A long time ago, I thought if I went to law school, I would be able to figure out how the world worked. Then I took a look at the titles of some of those law school courses. No.
Then, I thought if I just lived long enough and toted up enough experience, I’d be pretty savvy about psychology and technology and beauty and truth.
I’m still flummoxed by much of what happens in a day. Five examples:
1.Where does makeup go? I apply pressed powder, blush, mascara and lipstick most mornings after I shower and get dressed. By noon, it’s gone.
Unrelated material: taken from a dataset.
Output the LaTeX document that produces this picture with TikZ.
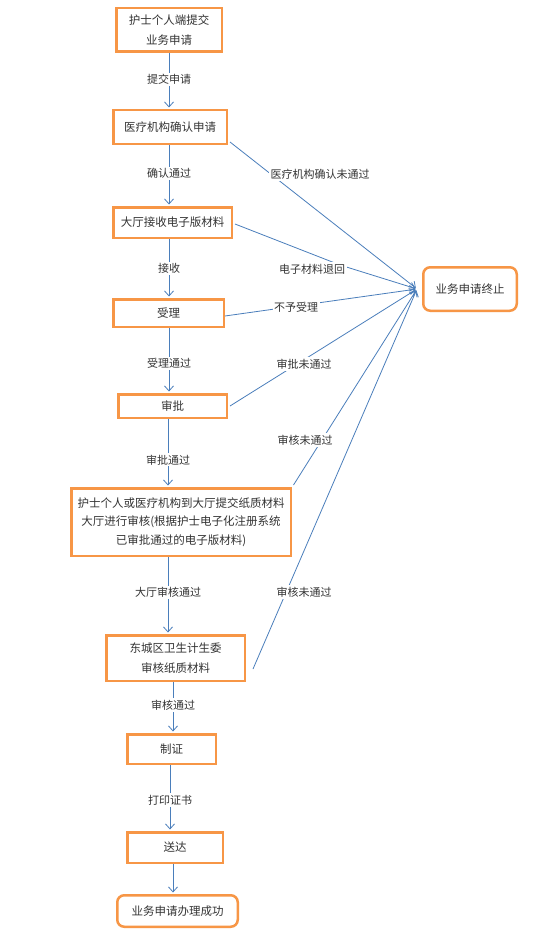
\documentclass[tikz,border=0pt]{standalone}
\usepackage{fontspec}
\setmainfont{Noto Sans CJK SC}
\usetikzlibrary{arrows.meta}
\definecolor{boxor}{HTML}{F79646}
\definecolor{lineblue}{HTML}{4A7EBB}
\begin{document}
\begin{tikzpicture}[x=1pt,y=-1pt,
  box/.style={draw=boxor,line width=2.5pt,fill=white,align=center,inner sep=0pt,
    font=\fontsize{11.5}{19.5}\selectfont,text=black!80},
  rbox/.style={box,rounded corners=7pt},
  arr/.style={draw=lineblue,line width=0.8pt,shorten >=1.5pt,
    -{Straight Barb[length=5pt,width=9pt]}},
  lbl/.style={fill=white,inner sep=1.5pt,font=\fontsize{11}{13}\selectfont,text=black!80}]
\useasboundingbox (0,0) rectangle (552,939);
\fill[white] (0,0) rectangle (552,939);

% main boxes
\node[box,minimum width=105.5pt,minimum height=43.5pt] (n1) at (169,30) {护士个人端提交\\业务申请};
\node[box,minimum width=113.5pt,minimum height=33.5pt] (n2) at (170,127) {医疗机构确认申请};
\node[box,minimum width=118.5pt,minimum height=30.5pt] (n3) at (172.5,222.5) {大厅接收电子版材料};
\node[box,minimum width=110.5pt,minimum height=27.5pt] (n4) at (168.5,313) {受理};
\node[box,minimum width=108.5pt,minimum height=23.5pt] (n5) at (172.5,406) {审批};
\node[box,minimum width=219.5pt,minimum height=67.5pt,font=\fontsize{11.5}{18.5}\selectfont] (n6) at (181,522)
  {护士个人或医疗机构到大厅提交纸质材料\\大厅进行审核(根据护士电子化注册系统\\已审批通过的电子版材料)};
\node[box,minimum width=138.5pt,minimum height=45.5pt] (n7) at (175.5,658) {东城区卫生计生委\\审核纸质材料};
\node[box,minimum width=88.5pt,minimum height=29.5pt] (n8) at (171.5,749) {制证};
\node[box,minimum width=95.5pt,minimum height=30.5pt] (n9) at (175,847.5) {送达};
\node[rbox,minimum width=120.5pt,minimum height=31.5pt] (n10) at (177.5,911) {业务申请办理成功};
\node[rbox,minimum width=93.5pt,minimum height=43.5pt] (n11) at (470,289) {业务申请终止};

% x positions of vertical connectors
\coordinate (a1) at (169,0);
\coordinate (a2) at (169,0);
\coordinate (a3) at (169,0);
\coordinate (a4) at (169,0);
\coordinate (a5) at (168,0);
\coordinate (a6) at (168,0);
\coordinate (a7) at (173,0);
\coordinate (a8) at (170,0);
\coordinate (a9) at (173,0);

\draw[arr] (n1.south -| a1) -- (n2.north -| a1) node[lbl,pos=0.47] {提交申请};
\draw[arr] (n2.south -| a2) -- (n3.north -| a2) node[lbl,pos=0.47] {确认通过};
\draw[arr] (n3.south -| a3) -- (n4.north -| a3) node[lbl,pos=0.5] {接收};
\draw[arr] (n4.south -| a4) -- (n5.north -| a4) node[lbl,pos=0.55] {受理通过};
\draw[arr] (n5.south -| a5) -- (n6.north -| a5) node[lbl,pos=0.6] {审批通过};
\draw[arr] (n6.south -| a6) -- (n7.north -| a6) node[lbl,pos=0.46] {大厅审核通过};
\draw[arr] (n7.south -| a7) -- (n8.north -| a7) node[lbl,pos=0.45] {审核通过};
\draw[arr] (n8.south -| a8) -- (n9.north -| a8) node[lbl,pos=0.53] {打印证书};
\draw[arr] (n9.south -| a9) -- (n10.north -| a9);

% connectors to termination
\coordinate (E) at ([xshift=-5pt]n11.west);
\coordinate (b2) at (340,265);

\draw[arr] ([shift={(2,-3)}]n2.south east) -- (E);
\node[lbl] (l1) at (320,174) {医疗机构确认未通过};

\draw[arr] ([shift={(2,1.5)}]n3.east) -- (b2) -- (E);
\node[lbl] (l2) at (312,269) {电子材料退回};

\draw[arr] ([yshift=-3pt]n4.east) -- (E);
\node[lbl] (l3) at (296,307) {不予受理};

\draw[arr] ([xshift=2pt]n5.east) -- (E);
\node[lbl] (l4) at (304,364) {审批未通过};

\draw[arr] ([shift={(1.5,-2)}]n6.north east) -- (E);
\node[lbl] (l5) at (305,440) {审核未通过};

\draw[arr] ([shift={(7,11)}]n7.east) -- (E);
\node[lbl] (l6) at (304,592) {审核未通过};
\end{tikzpicture}
\end{document}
Where did it go?
Did it rub off on something – my hands, perhaps? I never see traces of it. Was it transferred to the spoon I used to eat my cereal or the glass from which I drank my orange juice? Hardly any.
Does it sink in? If so, I must be really rosy inside by now.
Does it evaporate?
When my friend Judy goes to her hairdresser for a cut and color and maybe an eyebrow re-do, her husband says, “She’s in the shop for maintenance.” I’m not good with maintenance. I hardly ever re-apply makeup during the day. Or get an eyebrow re-do.
2. What do shoe salesmen do when they say they’ll be right back. They disappear through a shadowy arch at the back of the shoe department, and they’re gone for hours. Are they sneaking cigarettes? Watching the soaps? Is there no rational organization to the storeroom, so they’re forced to paw through thousands of boxes of shoes, looking for the size and color I want? Sometimes I give up and go home.
3. How can I open a brand new CD without an X-Acto knife, dynamite or a jackhammer? Must I back over it with my car or toss it to a pack of wild boar? I’m usually in a generally sunny mood, thrilled with my purchase, anxious to hear the music. By the time I get the disc out of its hermetically-sealed, shrink-wrapped, booby-trapped case, I’m sweaty, frazzled and cranky. Listening to music is the last thing I want to do and I’ve probably broken a fingernail.
4. Spaces in parking lots are usually marked by yellow lines. Sometimes the lot owner thinks he needs to erect a sign: “Please park between the lines.” What did the he think we would mistake those yellow lines for?
5. Why, when I have a nasty cough, do I look for sympathy and understanding, but when someone else has a nasty cough, I’m sure he’s doing it just to annoy me?